Kari Huhtamo

from the ‘Peeping Tom’ Series

steel and bronze




Few people have a word as popularly associated with them as Ahti Karjalainen, and his joking word, “tankero” (a Fennocised modification of the English word ‘dangerous’). It came out of the then-Prime Minister’s fictional trip to an African zoo, where there were signs everywhere warning of “dangerous animals”. Ahti Karjalainen was imagined as speaking poor English, resulting in him saying “tankerous animals”.

The tankero joke spread far and wide in the Finnish-speaking world. Juha “Watt” Vainio recorded the “Tankero-tango” in 1974. In the same year Kari Huhtamo (b. 1943) created a bronze and steel sculpture which was bought by the Bank of Finland and soon christened “Tankero”. The link being that Ahti Karjalainen had been a member of the Bank of Finland’s board from the 1950s onwards and was Governor of the Bank,1982–1983.

Huhtamo’s Peeping Tom sculptures and the Tankero story had nothing to do with each other, unless you consider humour. From the 1960s, Kari Huhtamo began to take pleasure in modern art. He made playful, frequently half-abstract sculptures and colourful graphic prints. However, his relaxed touch is controlled and meets all the requirements of the balance, tension and form in sculpture. “Peeping Tom” makes fun of a classic theme, a figure rising out of the sea, a mermaid or a Finnish naiad. Huhtamo’s young woman has been washed by cubism and then given an abstract bath and then risen from the waves as sprightly as a Viktor Jansson sculpture from the 1940s, one of the more realistic figures in Helsinki’s Esplanade park. Belief in mermaids is very old and goes back at least three thousand years to Assyria. There are embossed images of mermaids and mermen dating back to those times.

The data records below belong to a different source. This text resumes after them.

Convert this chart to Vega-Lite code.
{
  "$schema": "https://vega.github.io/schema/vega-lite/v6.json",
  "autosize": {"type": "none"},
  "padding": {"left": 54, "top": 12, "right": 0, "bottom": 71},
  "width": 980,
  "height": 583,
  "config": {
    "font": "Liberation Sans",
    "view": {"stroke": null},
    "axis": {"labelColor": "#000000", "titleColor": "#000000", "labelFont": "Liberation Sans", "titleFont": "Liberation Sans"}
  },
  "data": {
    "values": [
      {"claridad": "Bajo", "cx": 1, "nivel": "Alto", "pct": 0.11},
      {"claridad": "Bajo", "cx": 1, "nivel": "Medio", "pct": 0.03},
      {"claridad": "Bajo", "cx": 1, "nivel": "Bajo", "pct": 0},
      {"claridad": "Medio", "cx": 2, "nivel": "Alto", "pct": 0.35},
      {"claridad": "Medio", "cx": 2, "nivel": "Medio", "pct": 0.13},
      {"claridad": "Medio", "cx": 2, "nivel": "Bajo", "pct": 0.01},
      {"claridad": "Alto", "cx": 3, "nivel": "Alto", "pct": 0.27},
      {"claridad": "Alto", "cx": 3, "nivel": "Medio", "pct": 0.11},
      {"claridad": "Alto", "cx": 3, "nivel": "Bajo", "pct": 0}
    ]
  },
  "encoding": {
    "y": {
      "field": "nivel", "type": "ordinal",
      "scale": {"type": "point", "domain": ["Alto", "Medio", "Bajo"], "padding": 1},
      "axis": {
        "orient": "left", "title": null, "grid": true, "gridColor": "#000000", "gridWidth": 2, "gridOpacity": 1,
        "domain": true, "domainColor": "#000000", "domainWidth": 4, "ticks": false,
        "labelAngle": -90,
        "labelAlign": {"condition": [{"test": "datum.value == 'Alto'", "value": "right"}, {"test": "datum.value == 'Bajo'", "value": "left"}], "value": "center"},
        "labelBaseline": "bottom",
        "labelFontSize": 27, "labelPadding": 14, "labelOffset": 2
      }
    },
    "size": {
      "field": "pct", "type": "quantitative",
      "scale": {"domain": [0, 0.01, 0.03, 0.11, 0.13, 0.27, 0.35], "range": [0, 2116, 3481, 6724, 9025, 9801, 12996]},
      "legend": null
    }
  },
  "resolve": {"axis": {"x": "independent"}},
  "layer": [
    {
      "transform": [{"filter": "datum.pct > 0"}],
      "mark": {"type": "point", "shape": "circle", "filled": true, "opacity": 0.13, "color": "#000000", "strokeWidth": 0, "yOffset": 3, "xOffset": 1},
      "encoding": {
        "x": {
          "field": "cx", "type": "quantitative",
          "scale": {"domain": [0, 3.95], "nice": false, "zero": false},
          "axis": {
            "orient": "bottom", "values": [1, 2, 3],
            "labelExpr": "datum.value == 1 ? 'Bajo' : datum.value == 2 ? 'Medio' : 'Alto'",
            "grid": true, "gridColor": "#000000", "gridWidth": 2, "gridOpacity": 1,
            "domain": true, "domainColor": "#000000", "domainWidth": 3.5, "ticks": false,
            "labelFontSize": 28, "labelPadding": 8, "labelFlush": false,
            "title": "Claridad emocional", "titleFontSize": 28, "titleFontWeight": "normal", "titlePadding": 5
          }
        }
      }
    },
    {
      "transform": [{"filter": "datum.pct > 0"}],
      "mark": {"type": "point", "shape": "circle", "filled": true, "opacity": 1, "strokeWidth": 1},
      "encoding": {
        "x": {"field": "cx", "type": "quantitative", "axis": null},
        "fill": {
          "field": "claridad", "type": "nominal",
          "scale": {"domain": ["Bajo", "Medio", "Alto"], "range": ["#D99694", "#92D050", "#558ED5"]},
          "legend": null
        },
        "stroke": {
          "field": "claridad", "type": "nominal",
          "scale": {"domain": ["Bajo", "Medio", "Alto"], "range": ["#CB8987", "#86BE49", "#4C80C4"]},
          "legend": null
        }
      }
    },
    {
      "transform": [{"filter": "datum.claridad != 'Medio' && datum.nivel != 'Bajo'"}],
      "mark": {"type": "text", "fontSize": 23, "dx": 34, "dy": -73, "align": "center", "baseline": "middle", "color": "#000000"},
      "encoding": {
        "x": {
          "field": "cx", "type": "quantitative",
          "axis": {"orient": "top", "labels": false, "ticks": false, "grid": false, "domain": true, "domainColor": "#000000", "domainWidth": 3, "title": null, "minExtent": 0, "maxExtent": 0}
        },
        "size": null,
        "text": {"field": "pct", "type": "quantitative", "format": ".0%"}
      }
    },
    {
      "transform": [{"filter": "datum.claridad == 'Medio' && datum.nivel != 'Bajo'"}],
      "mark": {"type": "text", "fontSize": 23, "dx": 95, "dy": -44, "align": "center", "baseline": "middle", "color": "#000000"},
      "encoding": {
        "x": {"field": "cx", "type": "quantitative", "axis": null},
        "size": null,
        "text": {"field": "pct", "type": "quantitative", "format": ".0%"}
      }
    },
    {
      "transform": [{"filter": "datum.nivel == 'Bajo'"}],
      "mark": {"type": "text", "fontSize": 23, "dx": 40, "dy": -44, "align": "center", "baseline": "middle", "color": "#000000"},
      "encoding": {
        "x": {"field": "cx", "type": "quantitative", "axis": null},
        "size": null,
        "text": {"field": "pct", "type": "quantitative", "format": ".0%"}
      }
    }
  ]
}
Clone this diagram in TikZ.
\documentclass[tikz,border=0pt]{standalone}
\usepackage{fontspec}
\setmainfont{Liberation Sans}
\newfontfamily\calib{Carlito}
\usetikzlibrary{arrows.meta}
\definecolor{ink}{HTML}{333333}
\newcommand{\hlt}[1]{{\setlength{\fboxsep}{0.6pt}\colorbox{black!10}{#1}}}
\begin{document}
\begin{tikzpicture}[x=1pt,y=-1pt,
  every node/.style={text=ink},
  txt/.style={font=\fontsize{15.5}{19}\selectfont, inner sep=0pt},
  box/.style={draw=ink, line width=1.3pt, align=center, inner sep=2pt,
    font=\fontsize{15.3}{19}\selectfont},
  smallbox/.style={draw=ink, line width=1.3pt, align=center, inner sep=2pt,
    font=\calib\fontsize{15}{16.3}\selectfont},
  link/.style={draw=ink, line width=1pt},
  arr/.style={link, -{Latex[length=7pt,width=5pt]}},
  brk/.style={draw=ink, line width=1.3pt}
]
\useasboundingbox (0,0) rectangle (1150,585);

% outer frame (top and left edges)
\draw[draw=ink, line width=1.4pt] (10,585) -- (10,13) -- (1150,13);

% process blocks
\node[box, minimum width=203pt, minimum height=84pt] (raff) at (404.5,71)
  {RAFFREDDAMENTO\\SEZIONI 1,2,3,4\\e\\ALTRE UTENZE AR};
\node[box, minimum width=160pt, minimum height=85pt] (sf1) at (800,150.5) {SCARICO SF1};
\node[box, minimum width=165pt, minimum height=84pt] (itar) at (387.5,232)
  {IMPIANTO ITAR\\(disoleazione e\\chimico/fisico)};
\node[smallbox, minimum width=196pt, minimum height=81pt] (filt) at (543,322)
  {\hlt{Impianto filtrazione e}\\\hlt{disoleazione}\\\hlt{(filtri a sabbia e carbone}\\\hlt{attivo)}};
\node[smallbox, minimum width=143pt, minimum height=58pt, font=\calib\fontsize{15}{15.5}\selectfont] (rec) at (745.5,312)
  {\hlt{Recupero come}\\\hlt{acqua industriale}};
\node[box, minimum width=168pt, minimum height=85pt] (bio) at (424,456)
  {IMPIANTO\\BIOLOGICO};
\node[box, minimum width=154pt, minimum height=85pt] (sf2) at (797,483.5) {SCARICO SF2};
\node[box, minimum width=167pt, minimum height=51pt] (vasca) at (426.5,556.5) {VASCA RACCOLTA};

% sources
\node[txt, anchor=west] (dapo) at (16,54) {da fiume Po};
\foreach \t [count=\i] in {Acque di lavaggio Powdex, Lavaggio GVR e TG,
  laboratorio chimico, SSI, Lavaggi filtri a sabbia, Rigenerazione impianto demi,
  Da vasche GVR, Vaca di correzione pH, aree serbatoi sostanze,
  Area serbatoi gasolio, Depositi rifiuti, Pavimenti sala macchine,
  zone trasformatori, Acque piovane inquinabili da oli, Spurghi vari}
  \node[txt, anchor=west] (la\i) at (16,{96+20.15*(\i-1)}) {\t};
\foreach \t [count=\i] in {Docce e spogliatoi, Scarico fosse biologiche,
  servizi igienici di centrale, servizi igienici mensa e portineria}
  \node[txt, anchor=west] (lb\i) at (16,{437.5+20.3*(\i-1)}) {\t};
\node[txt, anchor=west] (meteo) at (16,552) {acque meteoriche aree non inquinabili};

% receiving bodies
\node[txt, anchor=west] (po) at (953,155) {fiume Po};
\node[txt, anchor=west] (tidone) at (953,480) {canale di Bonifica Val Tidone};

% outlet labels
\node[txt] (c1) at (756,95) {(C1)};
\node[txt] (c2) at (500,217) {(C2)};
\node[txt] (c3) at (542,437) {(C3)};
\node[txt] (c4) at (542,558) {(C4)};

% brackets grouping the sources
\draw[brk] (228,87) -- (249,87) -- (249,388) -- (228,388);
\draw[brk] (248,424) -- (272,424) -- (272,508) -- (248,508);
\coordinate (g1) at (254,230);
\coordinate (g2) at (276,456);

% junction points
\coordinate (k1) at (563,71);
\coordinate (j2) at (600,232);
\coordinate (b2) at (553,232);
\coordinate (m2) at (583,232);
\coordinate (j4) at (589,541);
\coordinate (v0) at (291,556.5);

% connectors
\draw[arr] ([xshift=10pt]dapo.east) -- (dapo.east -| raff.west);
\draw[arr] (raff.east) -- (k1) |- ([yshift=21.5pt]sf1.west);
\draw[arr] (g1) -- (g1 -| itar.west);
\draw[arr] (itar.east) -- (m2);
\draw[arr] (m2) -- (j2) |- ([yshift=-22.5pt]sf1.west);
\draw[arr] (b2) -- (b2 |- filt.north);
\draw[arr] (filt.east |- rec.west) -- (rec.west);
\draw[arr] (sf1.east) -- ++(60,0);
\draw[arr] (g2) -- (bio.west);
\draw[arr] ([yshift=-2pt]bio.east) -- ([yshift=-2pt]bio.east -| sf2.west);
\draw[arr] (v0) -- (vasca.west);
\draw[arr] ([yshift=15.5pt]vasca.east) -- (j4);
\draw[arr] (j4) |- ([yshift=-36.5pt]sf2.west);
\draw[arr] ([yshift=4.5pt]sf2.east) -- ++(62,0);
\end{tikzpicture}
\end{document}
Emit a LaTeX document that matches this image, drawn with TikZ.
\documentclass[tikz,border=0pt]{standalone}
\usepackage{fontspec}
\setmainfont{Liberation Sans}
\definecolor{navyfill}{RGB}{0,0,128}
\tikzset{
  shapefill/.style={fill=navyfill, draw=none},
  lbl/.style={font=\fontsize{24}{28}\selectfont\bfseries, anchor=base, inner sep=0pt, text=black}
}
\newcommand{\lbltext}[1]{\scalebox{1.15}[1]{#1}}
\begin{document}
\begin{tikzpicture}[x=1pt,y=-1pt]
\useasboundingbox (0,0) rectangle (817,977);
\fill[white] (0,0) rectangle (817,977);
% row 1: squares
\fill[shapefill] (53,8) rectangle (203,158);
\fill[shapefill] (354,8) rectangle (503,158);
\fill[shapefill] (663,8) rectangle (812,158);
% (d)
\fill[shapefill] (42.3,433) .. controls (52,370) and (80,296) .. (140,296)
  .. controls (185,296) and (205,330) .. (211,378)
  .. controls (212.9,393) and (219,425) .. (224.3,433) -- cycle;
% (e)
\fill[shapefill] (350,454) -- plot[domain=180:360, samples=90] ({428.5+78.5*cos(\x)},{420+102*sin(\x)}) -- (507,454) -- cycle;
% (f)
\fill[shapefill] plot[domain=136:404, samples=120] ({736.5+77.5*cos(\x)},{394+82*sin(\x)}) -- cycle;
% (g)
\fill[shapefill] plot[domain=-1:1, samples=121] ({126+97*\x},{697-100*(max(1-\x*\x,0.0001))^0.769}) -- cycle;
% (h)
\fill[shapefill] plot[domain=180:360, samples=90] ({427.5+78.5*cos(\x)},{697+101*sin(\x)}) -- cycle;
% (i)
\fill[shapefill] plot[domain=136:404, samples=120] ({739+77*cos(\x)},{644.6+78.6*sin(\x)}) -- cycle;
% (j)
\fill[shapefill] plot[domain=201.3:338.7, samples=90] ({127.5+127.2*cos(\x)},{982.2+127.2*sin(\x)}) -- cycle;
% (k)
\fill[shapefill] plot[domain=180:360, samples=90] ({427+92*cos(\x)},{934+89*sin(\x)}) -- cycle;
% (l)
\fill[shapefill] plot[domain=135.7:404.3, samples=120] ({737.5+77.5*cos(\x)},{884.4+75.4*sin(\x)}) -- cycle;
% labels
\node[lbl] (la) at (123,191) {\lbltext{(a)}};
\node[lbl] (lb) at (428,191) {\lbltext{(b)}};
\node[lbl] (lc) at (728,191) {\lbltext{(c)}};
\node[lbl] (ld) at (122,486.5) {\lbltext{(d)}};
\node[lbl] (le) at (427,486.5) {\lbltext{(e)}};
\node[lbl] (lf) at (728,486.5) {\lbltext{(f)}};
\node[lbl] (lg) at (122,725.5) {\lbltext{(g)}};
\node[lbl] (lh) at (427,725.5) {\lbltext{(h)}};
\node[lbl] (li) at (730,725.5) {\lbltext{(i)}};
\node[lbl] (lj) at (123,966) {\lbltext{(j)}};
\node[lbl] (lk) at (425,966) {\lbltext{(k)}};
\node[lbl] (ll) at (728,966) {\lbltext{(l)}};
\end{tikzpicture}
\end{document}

“Peeping Tom” lives up to his name. The work captures the moment. Round, pop-eyes have fallen from their mask-like, cubist face and the entire sculpture looks as if it is rocking along a semi-circular trajectory.
In recent years Huhtamo has studied the possibilities of real and optical illusion in great depth. Many of his plentiful constructivist oeuvres range from large public sculptures to jewellery. He is probably the only Finnish artist who has exhibited in the famous Tretjakovi gallery, in Moscow.